The problem: Copy the data below exactly, omitting any picture it contains.

Data section:
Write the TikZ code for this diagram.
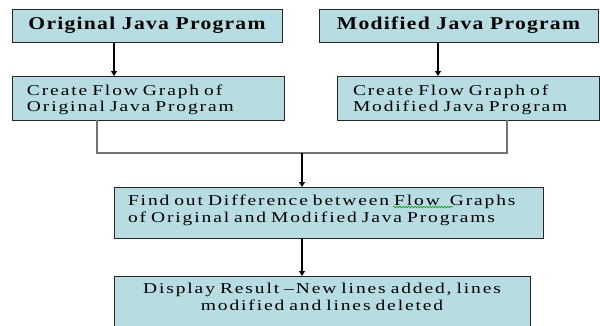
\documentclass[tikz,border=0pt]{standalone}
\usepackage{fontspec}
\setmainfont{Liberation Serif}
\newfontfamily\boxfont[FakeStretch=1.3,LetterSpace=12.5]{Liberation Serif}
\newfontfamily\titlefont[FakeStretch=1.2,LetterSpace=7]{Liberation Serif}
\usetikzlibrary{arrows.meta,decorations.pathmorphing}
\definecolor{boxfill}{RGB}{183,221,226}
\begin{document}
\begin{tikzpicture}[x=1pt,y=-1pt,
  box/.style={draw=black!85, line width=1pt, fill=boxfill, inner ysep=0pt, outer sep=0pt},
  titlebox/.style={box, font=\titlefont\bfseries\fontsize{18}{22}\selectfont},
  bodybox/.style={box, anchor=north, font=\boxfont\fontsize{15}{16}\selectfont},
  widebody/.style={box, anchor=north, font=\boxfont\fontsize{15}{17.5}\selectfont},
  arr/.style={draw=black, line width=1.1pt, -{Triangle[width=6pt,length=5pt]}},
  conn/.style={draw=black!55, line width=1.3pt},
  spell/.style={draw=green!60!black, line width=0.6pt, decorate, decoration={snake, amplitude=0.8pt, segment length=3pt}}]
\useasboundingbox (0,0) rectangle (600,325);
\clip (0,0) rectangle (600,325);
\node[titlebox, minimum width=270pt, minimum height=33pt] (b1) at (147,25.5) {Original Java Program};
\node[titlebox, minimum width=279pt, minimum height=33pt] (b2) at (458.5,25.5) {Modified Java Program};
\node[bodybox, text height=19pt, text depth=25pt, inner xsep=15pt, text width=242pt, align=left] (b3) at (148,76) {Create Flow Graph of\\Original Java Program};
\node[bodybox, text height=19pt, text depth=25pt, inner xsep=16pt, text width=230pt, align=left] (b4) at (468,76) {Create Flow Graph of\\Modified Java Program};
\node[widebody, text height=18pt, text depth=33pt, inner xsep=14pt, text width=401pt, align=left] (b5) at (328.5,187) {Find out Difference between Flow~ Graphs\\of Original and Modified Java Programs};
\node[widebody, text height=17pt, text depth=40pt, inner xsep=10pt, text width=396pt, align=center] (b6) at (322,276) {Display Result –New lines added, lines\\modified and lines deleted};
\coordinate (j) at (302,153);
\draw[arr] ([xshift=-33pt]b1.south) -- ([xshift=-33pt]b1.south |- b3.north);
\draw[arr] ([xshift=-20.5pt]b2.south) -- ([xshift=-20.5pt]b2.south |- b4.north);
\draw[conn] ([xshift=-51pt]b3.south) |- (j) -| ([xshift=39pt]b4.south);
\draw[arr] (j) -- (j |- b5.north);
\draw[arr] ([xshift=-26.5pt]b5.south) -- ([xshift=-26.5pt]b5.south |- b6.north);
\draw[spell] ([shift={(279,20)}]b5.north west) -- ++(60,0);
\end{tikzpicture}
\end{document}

Response to this task:
Write the TikZ code for this diagram.
\documentclass[tikz,border=0pt]{standalone}
\usepackage{fontspec}
\setmainfont{Liberation Serif}
\newfontfamily\boxfont[FakeStretch=1.3,LetterSpace=12.5]{Liberation Serif}
\newfontfamily\titlefont[FakeStretch=1.2,LetterSpace=7]{Liberation Serif}
\usetikzlibrary{arrows.meta,decorations.pathmorphing}
\definecolor{boxfill}{RGB}{183,221,226}
\begin{document}
\begin{tikzpicture}[x=1pt,y=-1pt,
  box/.style={draw=black!85, line width=1pt, fill=boxfill, inner ysep=0pt, outer sep=0pt},
  titlebox/.style={box, font=\titlefont\bfseries\fontsize{18}{22}\selectfont},
  bodybox/.style={box, anchor=north, font=\boxfont\fontsize{15}{16}\selectfont},
  widebody/.style={box, anchor=north, font=\boxfont\fontsize{15}{17.5}\selectfont},
  arr/.style={draw=black, line width=1.1pt, -{Triangle[width=6pt,length=5pt]}},
  conn/.style={draw=black!55, line width=1.3pt},
  spell/.style={draw=green!60!black, line width=0.6pt, decorate, decoration={snake, amplitude=0.8pt, segment length=3pt}}]
\useasboundingbox (0,0) rectangle (600,325);
\clip (0,0) rectangle (600,325);
\node[titlebox, minimum width=270pt, minimum height=33pt] (b1) at (147,25.5) {Original Java Program};
\node[titlebox, minimum width=279pt, minimum height=33pt] (b2) at (458.5,25.5) {Modified Java Program};
\node[bodybox, text height=19pt, text depth=25pt, inner xsep=15pt, text width=242pt, align=left] (b3) at (148,76) {Create Flow Graph of\\Original Java Program};
\node[bodybox, text height=19pt, text depth=25pt, inner xsep=16pt, text width=230pt, align=left] (b4) at (468,76) {Create Flow Graph of\\Modified Java Program};
\node[widebody, text height=18pt, text depth=33pt, inner xsep=14pt, text width=401pt, align=left] (b5) at (328.5,187) {Find out Difference between Flow~ Graphs\\of Original and Modified Java Programs};
\node[widebody, text height=17pt, text depth=40pt, inner xsep=10pt, text width=396pt, align=center] (b6) at (322,276) {Display Result –New lines added, lines\\modified and lines deleted};
\coordinate (j) at (302,153);
\draw[arr] ([xshift=-33pt]b1.south) -- ([xshift=-33pt]b1.south |- b3.north);
\draw[arr] ([xshift=-20.5pt]b2.south) -- ([xshift=-20.5pt]b2.south |- b4.north);
\draw[conn] ([xshift=-51pt]b3.south) |- (j) -| ([xshift=39pt]b4.south);
\draw[arr] (j) -- (j |- b5.north);
\draw[arr] ([xshift=-26.5pt]b5.south) -- ([xshift=-26.5pt]b5.south |- b6.north);
\draw[spell] ([shift={(279,20)}]b5.north west) -- ++(60,0);
\end{tikzpicture}
\end{document}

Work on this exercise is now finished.